Exercise task: Set down the lines that begin at the top of the records and end with the line containing "const yTicks = [0,50,100,150,200,250,300,350,400,450,500];", and drop every picture.

[START]

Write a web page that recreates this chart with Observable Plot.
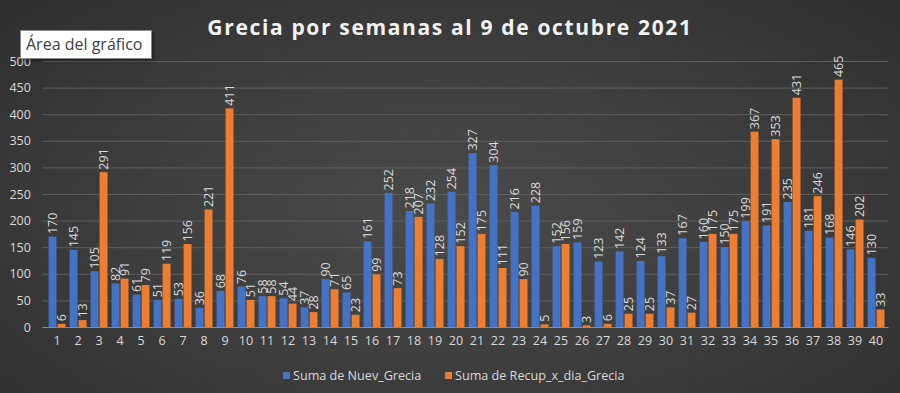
<!DOCTYPE html>
<html>
<head>
<meta charset="utf-8">
<script src="https://cdn.jsdelivr.net/npm/d3@7"></script>
<script src="https://cdn.jsdelivr.net/npm/@observablehq/plot@0.6"></script>
<style>
  html, body { margin: 0; padding: 0; }
  body { width: 900px; height: 393px; overflow: hidden; }
  #wrap {
    position: relative; width: 900px; height: 393px;
    background: radial-gradient(ellipse 70% 80% at 50% 55%, #4a4a4a 0%, #3f3f3f 45%, #2e2e2e 100%);
    font-family: "Open Sans", "Noto Sans", sans-serif;
  }
  #title {
    position: absolute; left: 0; top: 13px; width: 900px; text-align: center;
    font-size: 21px; font-weight: bold; letter-spacing: 1.65px; color: #f2f2f2;
  }
  #tip {
    position: absolute; left: 20px; top: 30px; width: 132px; height: 29px;
    background: #ffffff; border: 1px solid #8a8a8a; box-sizing: border-box;
    color: #404040; font-size: 16px; line-height: 26px; padding-left: 5px;
    box-shadow: 2px 2px 3px rgba(0,0,0,0.4);
  }
  #chart { position: absolute; left: 0; top: 50px; }
  #legend {
    position: absolute; top: 367px; left: 0; width: 900px;
    font-size: 12.6px; color: #d9d9d9;
  }
  .li { position: absolute; top: 0; display: flex; align-items: center; }
  .sw { width: 7px; height: 7px; margin-right: 3px; }
</style>
</head>
<body>
<div id="wrap">
  <div id="title">Grecia por semanas al 9 de octubre 2021</div>
  <div id="chart"></div>
  <div id="tip">Área del gráfico</div>
  <div id="legend">
    <div class="li" style="left:283px"><div class="sw" style="background:#4472c4"></div>Suma de Nuev_Grecia</div>
    <div class="li" style="left:445px"><div class="sw" style="background:#ed7d31"></div>Suma de Recup_x_dia_Grecia</div>
  </div>
</div>
<script>
const weeks = d3.range(1, 41);
const nuevGrecia = [170,145,105,82,61,51,53,36,68,76,58,54,37,90,65,161,252,218,232,254,327,304,216,228,152,159,123,142,124,133,167,160,150,199,191,235,181,168,146,130];
const recupGrecia = [6,13,291,91,79,119,156,221,411,51,58,44,28,71,23,99,73,207,128,152,175,111,90,5,156,3,6,25,25,37,27,175,175,367,353,431,246,465,202,33];
const yTicks = [0,50,100,150,200,250,300,350,400,450,500];

const nuev = weeks.map((w, i) => ({week: w, value: nuevGrecia[i]}));
const recup = weeks.map((w, i) => ({week: w, value: recupGrecia[i]}));

const labelColor = "#d9d9d9";
const font = "Open Sans, Noto Sans, sans-serif";

const chart = Plot.plot({
  width: 900,
  height: 305,
  marginTop: 11,
  marginBottom: 28,
  marginLeft: 42.4,
  marginRight: 11.4,
  style: {background: "transparent", color: labelColor, fontFamily: font, fontSize: "12.5px"},
  x: {type: "band", domain: weeks, padding: 0, label: null, tickSize: 0, tickPadding: 9},
  y: {domain: [0, 500], ticks: yTicks, label: null, tickSize: 0, tickPadding: 12},
  marks: [
    Plot.ruleY(yTicks.slice(1), {stroke: "#5e5e5e", strokeWidth: 1}),
    Plot.barY(nuev, {x: "week", y: "value", fill: "#4472c4", insetLeft: 2.6, insetRight: 10.5}),
    Plot.barY(recup, {x: "week", y: "value", fill: "#ed7d31", insetLeft: 11.6, insetRight: 1.5}),
    Plot.ruleY([0], {stroke: "#8c8c8c", strokeWidth: 1.2}),
    Plot.text(nuev, {x: "week", y: "value", text: d => String(d.value), rotate: -90, textAnchor: "start", lineAnchor: "middle", dx: -4.5, dy: -3, fill: labelColor, fontSize: 12.5}),
    Plot.text(recup, {x: "week", y: "value", text: d => String(d.value), rotate: -90, textAnchor: "start", lineAnchor: "middle", dx: 4.5, dy: -3, fill: labelColor, fontSize: 12.5})
  ]
});
document.getElementById("chart").appendChild(chart);
</script>
</body>
</html>
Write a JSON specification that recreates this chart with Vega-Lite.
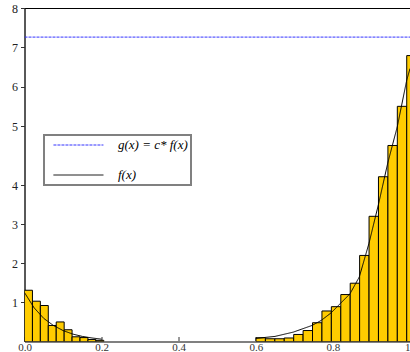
{
  "$schema": "https://vega.github.io/schema/vega-lite/v6.json",
  "width": 385.5,
  "height": 333.5,
  "autosize": {"type": "none"},
  "padding": {"left": 24.5, "top": 8, "right": 0, "bottom": 10.5},
  "background": "white",
  "config": {
    "font": "Liberation Serif",
    "view": {"stroke": "black", "strokeWidth": 1},
    "legend": {
      "orient": "none",
      "legendX": 19.5,
      "legendY": 127,
      "title": null,
      "symbolType": "M-0.09,0H7.91",
      "symbolSize": 156.25,
      "symbolStrokeWidth": 1,
      "labelOffset": 57,
      "padding": 3,
      "rowPadding": 16,
      "strokeColor": "#808080",
      "strokeWidth": 2,
      "fillColor": "white",
      "labelFont": "Liberation Serif",
      "labelFontStyle": "italic",
      "labelFontSize": 13,
      "labelColor": "black",
      "labelLimit": 200
    }
  },
  "datasets": {
    "bars": [
      {"x0": 0.0, "x1": 0.0206, "v": 1.31},
      {"x0": 0.0206, "x1": 0.0411, "v": 1.03},
      {"x0": 0.0411, "x1": 0.0617, "v": 0.92},
      {"x0": 0.0617, "x1": 0.0823, "v": 0.41},
      {"x0": 0.0823, "x1": 0.1029, "v": 0.5},
      {"x0": 0.1029, "x1": 0.1234, "v": 0.3},
      {"x0": 0.1234, "x1": 0.144, "v": 0.12},
      {"x0": 0.144, "x1": 0.1646, "v": 0.1},
      {"x0": 0.1646, "x1": 0.1851, "v": 0.05},
      {"x0": 0.1851, "x1": 0.2057, "v": 0.03},
      {"x0": 0.6005, "x1": 0.6249, "v": 0.095},
      {"x0": 0.6249, "x1": 0.6494, "v": 0.07},
      {"x0": 0.6494, "x1": 0.6738, "v": 0.07},
      {"x0": 0.6738, "x1": 0.6983, "v": 0.09},
      {"x0": 0.6983, "x1": 0.7227, "v": 0.18},
      {"x0": 0.7227, "x1": 0.7471, "v": 0.28},
      {"x0": 0.7471, "x1": 0.7716, "v": 0.48},
      {"x0": 0.7716, "x1": 0.796, "v": 0.78},
      {"x0": 0.796, "x1": 0.8205, "v": 0.89},
      {"x0": 0.8205, "x1": 0.8449, "v": 1.2},
      {"x0": 0.8449, "x1": 0.8693, "v": 1.49},
      {"x0": 0.8693, "x1": 0.8938, "v": 2.2},
      {"x0": 0.8938, "x1": 0.9182, "v": 3.2},
      {"x0": 0.9182, "x1": 0.9427, "v": 4.14},
      {"x0": 0.9427, "x1": 0.9671, "v": 4.67},
      {"x0": 0.9671, "x1": 0.9915, "v": 5.5},
      {"x0": 0.9915, "x1": 1.016, "v": 6.79}
    ],
    "curves": [
      {"series": "g(x) = c* f(x)", "seg": "g", "x": 0, "v": 7.26},
      {"series": "g(x) = c* f(x)", "seg": "g", "x": 1, "v": 7.26},
      {"series": "f(x)", "seg": "a", "x": 0, "v": 1.25},
      {"series": "f(x)", "seg": "a", "x": 0.025, "v": 0.86},
      {"series": "f(x)", "seg": "a", "x": 0.05, "v": 0.59},
      {"series": "f(x)", "seg": "a", "x": 0.075, "v": 0.41},
      {"series": "f(x)", "seg": "a", "x": 0.1, "v": 0.28},
      {"series": "f(x)", "seg": "a", "x": 0.125, "v": 0.19},
      {"series": "f(x)", "seg": "a", "x": 0.15, "v": 0.13},
      {"series": "f(x)", "seg": "a", "x": 0.175, "v": 0.09},
      {"series": "f(x)", "seg": "a", "x": 0.2, "v": 0.06},
      {"series": "f(x)", "seg": "b", "x": 0.6005, "v": 0.08},
      {"series": "f(x)", "seg": "b", "x": 0.6498, "v": 0.13},
      {"series": "f(x)", "seg": "b", "x": 0.6973, "v": 0.24},
      {"series": "f(x)", "seg": "b", "x": 0.7458, "v": 0.41},
      {"series": "f(x)", "seg": "b", "x": 0.7699, "v": 0.54},
      {"series": "f(x)", "seg": "b", "x": 0.7951, "v": 0.73},
      {"series": "f(x)", "seg": "b", "x": 0.8202, "v": 0.98},
      {"series": "f(x)", "seg": "b", "x": 0.8444, "v": 1.22},
      {"series": "f(x)", "seg": "b", "x": 0.8685, "v": 1.65},
      {"series": "f(x)", "seg": "b", "x": 0.8936, "v": 2.51},
      {"series": "f(x)", "seg": "b", "x": 0.9188, "v": 3.53},
      {"series": "f(x)", "seg": "b", "x": 0.9422, "v": 4.37},
      {"series": "f(x)", "seg": "b", "x": 0.9671, "v": 4.99},
      {"series": "f(x)", "seg": "b", "x": 0.9914, "v": 6.16},
      {"series": "f(x)", "seg": "b", "x": 1.0, "v": 6.46}
    ]
  },
  "layer": [
    {
      "data": {"name": "bars"},
      "mark": {"type": "rect", "fill": "#FFCC00", "stroke": "black", "strokeWidth": 1, "clip": true},
      "encoding": {
        "x": {
          "field": "x0", "type": "quantitative",
          "scale": {"domain": [0, 1], "nice": false, "zero": false},
          "axis": {
            "values": [0, 0.2, 0.4, 0.6, 0.8, 1],
            "labelExpr": "datum.value == 1 ? '1' : format(datum.value, '.1f')",
            "labelFlush": false,
            "labelAlign": {"condition": {"test": "datum.value == 1", "value": "right"}, "value": "center"},
            "title": null,
            "grid": false,
            "domainColor": "#808080",
            "domainWidth": 2,
            "tickColor": "#333333",
            "tickSize": -5,
            "labelPadding": 5,
            "labelFont": "Liberation Serif",
            "labelFontSize": 11,
            "labelColor": "#333333"
          }
        },
        "x2": {"field": "x1"},
        "y": {
          "field": "v", "type": "quantitative",
          "scale": {"domain": [0, 4, 5, 8], "range": [333.5, 177, 118, 0], "nice": false, "zero": false},
          "axis": {
            "values": [1, 2, 3, 4, 5, 6, 7, 8],
            "title": null,
            "grid": false,
            "labelFlush": false,
            "domainColor": "#333333",
            "tickColor": "#333333",
            "tickSize": 4,
            "labelPadding": 3,
            "labelFont": "Liberation Serif",
            "labelFontSize": 12,
            "labelColor": "#222222"
          }
        },
        "y2": {"datum": 0}
      }
    },
    {
      "data": {"name": "curves"},
      "mark": {"type": "line", "strokeWidth": 1, "clip": true},
      "encoding": {
        "x": {"field": "x", "type": "quantitative"},
        "y": {"field": "v", "type": "quantitative"},
        "detail": {"field": "seg"},
        "color": {
          "field": "series", "type": "nominal",
          "scale": {"domain": ["g(x) = c* f(x)", "f(x)"], "range": ["#3333ff", "black"]}
        },
        "strokeDash": {
          "field": "series", "type": "nominal",
          "scale": {"domain": ["g(x) = c* f(x)", "f(x)"], "range": [[3, 1], [1, 0]]}
        }
      }
    }
  ]
}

[END]

Exercise response:
Write a web page that recreates this chart with Observable Plot.
<!DOCTYPE html>
<html>
<head>
<meta charset="utf-8">
<script src="https://cdn.jsdelivr.net/npm/d3@7"></script>
<script src="https://cdn.jsdelivr.net/npm/@observablehq/plot@0.6"></script>
<style>
  html, body { margin: 0; padding: 0; }
  body { width: 900px; height: 393px; overflow: hidden; }
  #wrap {
    position: relative; width: 900px; height: 393px;
    background: radial-gradient(ellipse 70% 80% at 50% 55%, #4a4a4a 0%, #3f3f3f 45%, #2e2e2e 100%);
    font-family: "Open Sans", "Noto Sans", sans-serif;
  }
  #title {
    position: absolute; left: 0; top: 13px; width: 900px; text-align: center;
    font-size: 21px; font-weight: bold; letter-spacing: 1.65px; color: #f2f2f2;
  }
  #tip {
    position: absolute; left: 20px; top: 30px; width: 132px; height: 29px;
    background: #ffffff; border: 1px solid #8a8a8a; box-sizing: border-box;
    color: #404040; font-size: 16px; line-height: 26px; padding-left: 5px;
    box-shadow: 2px 2px 3px rgba(0,0,0,0.4);
  }
  #chart { position: absolute; left: 0; top: 50px; }
  #legend {
    position: absolute; top: 367px; left: 0; width: 900px;
    font-size: 12.6px; color: #d9d9d9;
  }
  .li { position: absolute; top: 0; display: flex; align-items: center; }
  .sw { width: 7px; height: 7px; margin-right: 3px; }
</style>
</head>
<body>
<div id="wrap">
  <div id="title">Grecia por semanas al 9 de octubre 2021</div>
  <div id="chart"></div>
  <div id="tip">Área del gráfico</div>
  <div id="legend">
    <div class="li" style="left:283px"><div class="sw" style="background:#4472c4"></div>Suma de Nuev_Grecia</div>
    <div class="li" style="left:445px"><div class="sw" style="background:#ed7d31"></div>Suma de Recup_x_dia_Grecia</div>
  </div>
</div>
<script>
const weeks = d3.range(1, 41);
const nuevGrecia = [170,145,105,82,61,51,53,36,68,76,58,54,37,90,65,161,252,218,232,254,327,304,216,228,152,159,123,142,124,133,167,160,150,199,191,235,181,168,146,130];
const recupGrecia = [6,13,291,91,79,119,156,221,411,51,58,44,28,71,23,99,73,207,128,152,175,111,90,5,156,3,6,25,25,37,27,175,175,367,353,431,246,465,202,33];
const yTicks = [0,50,100,150,200,250,300,350,400,450,500];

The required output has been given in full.